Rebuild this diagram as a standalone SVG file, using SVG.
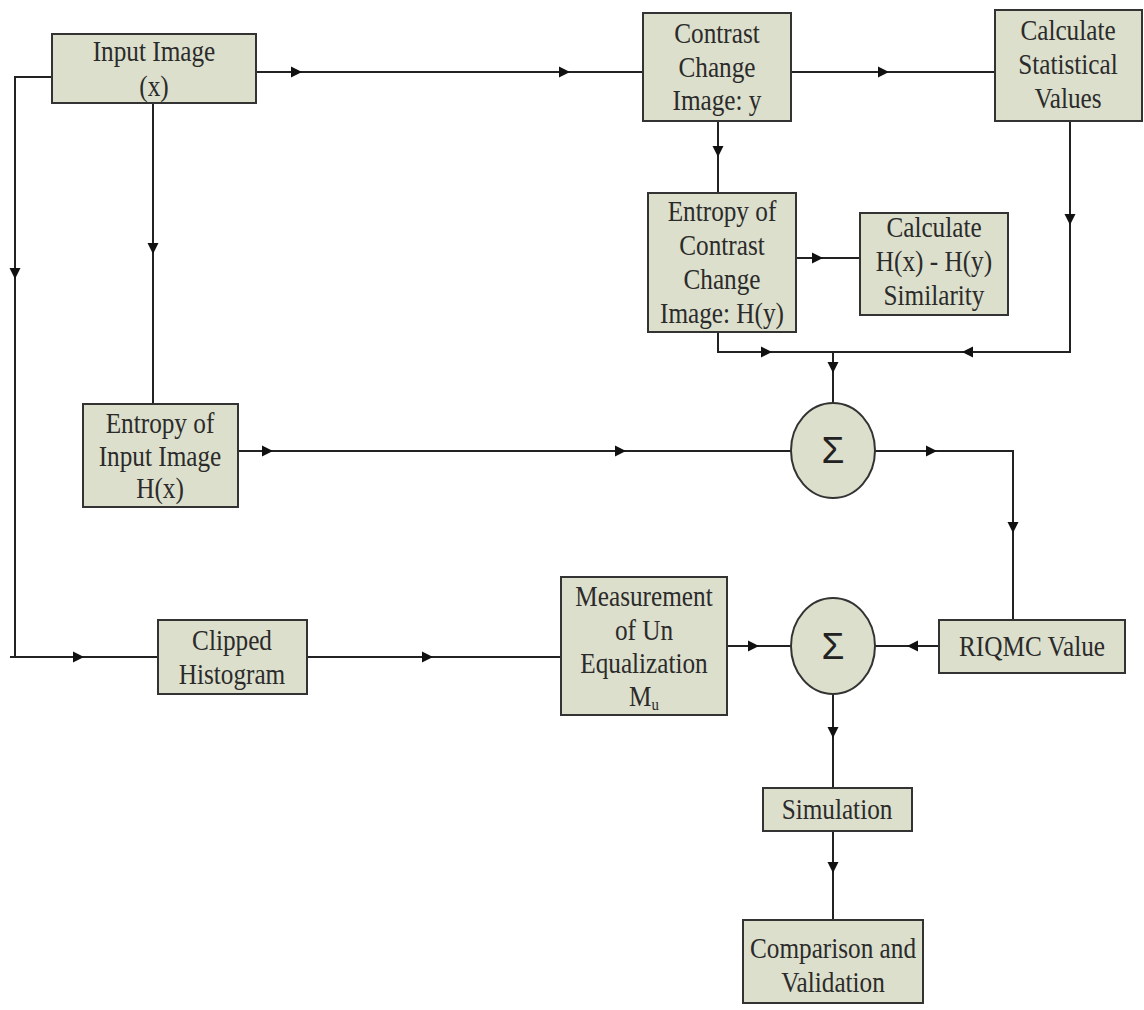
<svg xmlns="http://www.w3.org/2000/svg" xmlns:xlink="http://www.w3.org/1999/xlink" width="1144" height="1010" viewBox="0 0 1144 1010">
<style>
.box{fill:#dcdfcb;stroke:#333;stroke-width:2}
.t{font-family:"Liberation Serif","Times New Roman",serif;font-size:29px;fill:#2b2b2b;text-anchor:middle}
.s{font-family:"Liberation Sans",Arial,sans-serif;font-size:37px;fill:#222;text-anchor:middle}
.ln{fill:none;stroke:#222;stroke-width:2}
.ah{fill:#111}
</style>
<defs>
<path id="ah" d="M0,0 L-11,-5.5 L-11,5.5 Z"/>
</defs>
<rect width="1144" height="1010" fill="#fff"/>
<g id="connectors">
<path class="ln" d="M52,77 H15 V657 H158 M10,657 H15"/>
<path class="ln" d="M153,103 V404"/>
<path class="ln" d="M256,72 H643"/>
<path class="ln" d="M791,72 H995"/>
<path class="ln" d="M718,121 V193"/>
<path class="ln" d="M796,258 H860"/>
<path class="ln" d="M718,332 V352 H1070 V121"/>
<path class="ln" d="M833,352 V403"/>
<path class="ln" d="M238,451 H791"/>
<path class="ln" d="M875,451 H1013 V620"/>
<path class="ln" d="M307,657 H561"/>
<path class="ln" d="M727,646 H791"/>
<path class="ln" d="M939,646 H875"/>
<path class="ln" d="M833,694 V788"/>
<path class="ln" d="M833,831 V920"/>
<g class="ah">
<use xlink:href="#ah" transform="translate(15,279) rotate(90)"/>
<use xlink:href="#ah" transform="translate(84,657)"/>
<use xlink:href="#ah" transform="translate(153,254) rotate(90)"/>
<use xlink:href="#ah" transform="translate(302,72)"/>
<use xlink:href="#ah" transform="translate(570,72)"/>
<use xlink:href="#ah" transform="translate(889,72)"/>
<use xlink:href="#ah" transform="translate(718,157) rotate(90)"/>
<use xlink:href="#ah" transform="translate(823,258)"/>
<use xlink:href="#ah" transform="translate(772,352)"/>
<use xlink:href="#ah" transform="translate(962,352) rotate(180)"/>
<use xlink:href="#ah" transform="translate(1070,225) rotate(90)"/>
<use xlink:href="#ah" transform="translate(833,373) rotate(90)"/>
<use xlink:href="#ah" transform="translate(273,451)"/>
<use xlink:href="#ah" transform="translate(626,451)"/>
<use xlink:href="#ah" transform="translate(937,451)"/>
<use xlink:href="#ah" transform="translate(1013,533) rotate(90)"/>
<use xlink:href="#ah" transform="translate(433,657)"/>
<use xlink:href="#ah" transform="translate(759,646)"/>
<use xlink:href="#ah" transform="translate(907,646) rotate(180)"/>
<use xlink:href="#ah" transform="translate(833,738) rotate(90)"/>
<use xlink:href="#ah" transform="translate(833,873) rotate(90)"/>
</g>
</g>
<g id="input-image">
<rect class="box" x="52" y="34" width="204" height="69"/>
<text class="t" transform="translate(154,61) scale(0.87,1)">Input Image</text>
<text class="t" transform="translate(154,96) scale(0.87,1)">(x)</text>
</g>
<g id="contrast-change">
<rect class="box" x="643" y="13" width="148" height="108"/>
<text class="t" transform="translate(717,43) scale(0.87,1)">Contrast</text>
<text class="t" transform="translate(717,77) scale(0.87,1)">Change</text>
<text class="t" transform="translate(717,110) scale(0.87,1)">Image: y</text>
</g>
<g id="calc-statistical">
<rect class="box" x="995" y="10" width="147" height="111"/>
<text class="t" transform="translate(1068,40) scale(0.87,1)">Calculate</text>
<text class="t" transform="translate(1068,74) scale(0.87,1)">Statistical</text>
<text class="t" transform="translate(1068,108) scale(0.87,1)">Values</text>
</g>
<g id="entropy-contrast">
<rect class="box" x="648" y="193" width="148" height="139"/>
<text class="t" transform="translate(722,221) scale(0.87,1)">Entropy of</text>
<text class="t" transform="translate(722,255) scale(0.87,1)">Contrast</text>
<text class="t" transform="translate(722,289) scale(0.87,1)">Change</text>
<text class="t" transform="translate(722,323) scale(0.87,1)">Image: H(y)</text>
</g>
<g id="calc-similarity">
<rect class="box" x="860" y="213" width="148" height="102"/>
<text class="t" transform="translate(934,237) scale(0.87,1)">Calculate</text>
<text class="t" transform="translate(934,271) scale(0.87,1)">H(x) - H(y)</text>
<text class="t" transform="translate(934,305) scale(0.87,1)">Similarity</text>
</g>
<g id="entropy-input">
<rect class="box" x="83" y="404" width="155" height="103"/>
<text class="t" transform="translate(160,433) scale(0.87,1)">Entropy of</text>
<text class="t" transform="translate(160,466) scale(0.87,1)">Input Image</text>
<text class="t" transform="translate(160,498) scale(0.87,1)">H(x)</text>
</g>
<g id="sum1">
<ellipse class="box" cx="833" cy="450.5" rx="42" ry="47.5"/>
<text class="s" x="833" y="463">Σ</text>
</g>
<g id="clipped-histogram">
<rect class="box" x="158" y="620" width="149" height="74"/>
<text class="t" transform="translate(232,650) scale(0.87,1)">Clipped</text>
<text class="t" transform="translate(232,684) scale(0.87,1)">Histogram</text>
</g>
<g id="measurement">
<rect class="box" x="561" y="577" width="166" height="138"/>
<text class="t" transform="translate(644,606) scale(0.87,1)">Measurement</text>
<text class="t" transform="translate(644,640) scale(0.87,1)">of Un</text>
<text class="t" transform="translate(644,673) scale(0.87,1)">Equalization</text>
<text class="t" transform="translate(644,706) scale(0.87,1)">M<tspan font-size="17" dy="4">u</tspan></text>
</g>
<g id="sum2">
<ellipse class="box" cx="833" cy="646" rx="42" ry="48"/>
<text class="s" x="833" y="659">Σ</text>
</g>
<g id="riqmc">
<rect class="box" x="939" y="620" width="186" height="53"/>
<text class="t" transform="translate(1032,656) scale(0.87,1)">RIQMC Value</text>
</g>
<g id="simulation">
<rect class="box" x="763" y="788" width="149" height="43"/>
<text class="t" transform="translate(837,819) scale(0.87,1)">Simulation</text>
</g>
<g id="comparison">
<rect class="box" x="743" y="920" width="180" height="83"/>
<text class="t" transform="translate(833,958) scale(0.87,1)">Comparison and</text>
<text class="t" transform="translate(833,992) scale(0.87,1)">Validation</text>
</g>
</svg>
================
**Written request**
Repeat the material above in full and exactly, omitting the pictures.

**Correct result**
Rebuild this diagram as a standalone SVG file, using SVG.
<svg xmlns="http://www.w3.org/2000/svg" xmlns:xlink="http://www.w3.org/1999/xlink" width="1144" height="1010" viewBox="0 0 1144 1010">
<style>
.box{fill:#dcdfcb;stroke:#333;stroke-width:2}
.t{font-family:"Liberation Serif","Times New Roman",serif;font-size:29px;fill:#2b2b2b;text-anchor:middle}
.s{font-family:"Liberation Sans",Arial,sans-serif;font-size:37px;fill:#222;text-anchor:middle}
.ln{fill:none;stroke:#222;stroke-width:2}
.ah{fill:#111}
</style>
<defs>
<path id="ah" d="M0,0 L-11,-5.5 L-11,5.5 Z"/>
</defs>
<rect width="1144" height="1010" fill="#fff"/>
<g id="connectors">
<path class="ln" d="M52,77 H15 V657 H158 M10,657 H15"/>
<path class="ln" d="M153,103 V404"/>
<path class="ln" d="M256,72 H643"/>
<path class="ln" d="M791,72 H995"/>
<path class="ln" d="M718,121 V193"/>
<path class="ln" d="M796,258 H860"/>
<path class="ln" d="M718,332 V352 H1070 V121"/>
<path class="ln" d="M833,352 V403"/>
<path class="ln" d="M238,451 H791"/>
<path class="ln" d="M875,451 H1013 V620"/>
<path class="ln" d="M307,657 H561"/>
<path class="ln" d="M727,646 H791"/>
<path class="ln" d="M939,646 H875"/>
<path class="ln" d="M833,694 V788"/>
<path class="ln" d="M833,831 V920"/>
<g class="ah">
<use xlink:href="#ah" transform="translate(15,279) rotate(90)"/>
<use xlink:href="#ah" transform="translate(84,657)"/>
<use xlink:href="#ah" transform="translate(153,254) rotate(90)"/>
<use xlink:href="#ah" transform="translate(302,72)"/>
<use xlink:href="#ah" transform="translate(570,72)"/>
<use xlink:href="#ah" transform="translate(889,72)"/>
<use xlink:href="#ah" transform="translate(718,157) rotate(90)"/>
<use xlink:href="#ah" transform="translate(823,258)"/>
<use xlink:href="#ah" transform="translate(772,352)"/>
<use xlink:href="#ah" transform="translate(962,352) rotate(180)"/>
<use xlink:href="#ah" transform="translate(1070,225) rotate(90)"/>
<use xlink:href="#ah" transform="translate(833,373) rotate(90)"/>
<use xlink:href="#ah" transform="translate(273,451)"/>
<use xlink:href="#ah" transform="translate(626,451)"/>
<use xlink:href="#ah" transform="translate(937,451)"/>
<use xlink:href="#ah" transform="translate(1013,533) rotate(90)"/>
<use xlink:href="#ah" transform="translate(433,657)"/>
<use xlink:href="#ah" transform="translate(759,646)"/>
<use xlink:href="#ah" transform="translate(907,646) rotate(180)"/>
<use xlink:href="#ah" transform="translate(833,738) rotate(90)"/>
<use xlink:href="#ah" transform="translate(833,873) rotate(90)"/>
</g>
</g>
<g id="input-image">
<rect class="box" x="52" y="34" width="204" height="69"/>
<text class="t" transform="translate(154,61) scale(0.87,1)">Input Image</text>
<text class="t" transform="translate(154,96) scale(0.87,1)">(x)</text>
</g>
<g id="contrast-change">
<rect class="box" x="643" y="13" width="148" height="108"/>
<text class="t" transform="translate(717,43) scale(0.87,1)">Contrast</text>
<text class="t" transform="translate(717,77) scale(0.87,1)">Change</text>
<text class="t" transform="translate(717,110) scale(0.87,1)">Image: y</text>
</g>
<g id="calc-statistical">
<rect class="box" x="995" y="10" width="147" height="111"/>
<text class="t" transform="translate(1068,40) scale(0.87,1)">Calculate</text>
<text class="t" transform="translate(1068,74) scale(0.87,1)">Statistical</text>
<text class="t" transform="translate(1068,108) scale(0.87,1)">Values</text>
</g>
<g id="entropy-contrast">
<rect class="box" x="648" y="193" width="148" height="139"/>
<text class="t" transform="translate(722,221) scale(0.87,1)">Entropy of</text>
<text class="t" transform="translate(722,255) scale(0.87,1)">Contrast</text>
<text class="t" transform="translate(722,289) scale(0.87,1)">Change</text>
<text class="t" transform="translate(722,323) scale(0.87,1)">Image: H(y)</text>
</g>
<g id="calc-similarity">
<rect class="box" x="860" y="213" width="148" height="102"/>
<text class="t" transform="translate(934,237) scale(0.87,1)">Calculate</text>
<text class="t" transform="translate(934,271) scale(0.87,1)">H(x) - H(y)</text>
<text class="t" transform="translate(934,305) scale(0.87,1)">Similarity</text>
</g>
<g id="entropy-input">
<rect class="box" x="83" y="404" width="155" height="103"/>
<text class="t" transform="translate(160,433) scale(0.87,1)">Entropy of</text>
<text class="t" transform="translate(160,466) scale(0.87,1)">Input Image</text>
<text class="t" transform="translate(160,498) scale(0.87,1)">H(x)</text>
</g>
<g id="sum1">
<ellipse class="box" cx="833" cy="450.5" rx="42" ry="47.5"/>
<text class="s" x="833" y="463">Σ</text>
</g>
<g id="clipped-histogram">
<rect class="box" x="158" y="620" width="149" height="74"/>
<text class="t" transform="translate(232,650) scale(0.87,1)">Clipped</text>
<text class="t" transform="translate(232,684) scale(0.87,1)">Histogram</text>
</g>
<g id="measurement">
<rect class="box" x="561" y="577" width="166" height="138"/>
<text class="t" transform="translate(644,606) scale(0.87,1)">Measurement</text>
<text class="t" transform="translate(644,640) scale(0.87,1)">of Un</text>
<text class="t" transform="translate(644,673) scale(0.87,1)">Equalization</text>
<text class="t" transform="translate(644,706) scale(0.87,1)">M<tspan font-size="17" dy="4">u</tspan></text>
</g>
<g id="sum2">
<ellipse class="box" cx="833" cy="646" rx="42" ry="48"/>
<text class="s" x="833" y="659">Σ</text>
</g>
<g id="riqmc">
<rect class="box" x="939" y="620" width="186" height="53"/>
<text class="t" transform="translate(1032,656) scale(0.87,1)">RIQMC Value</text>
</g>
<g id="simulation">
<rect class="box" x="763" y="788" width="149" height="43"/>
<text class="t" transform="translate(837,819) scale(0.87,1)">Simulation</text>
</g>
<g id="comparison">
<rect class="box" x="743" y="920" width="180" height="83"/>
<text class="t" transform="translate(833,958) scale(0.87,1)">Comparison and</text>
<text class="t" transform="translate(833,992) scale(0.87,1)">Validation</text>
</g>
</svg>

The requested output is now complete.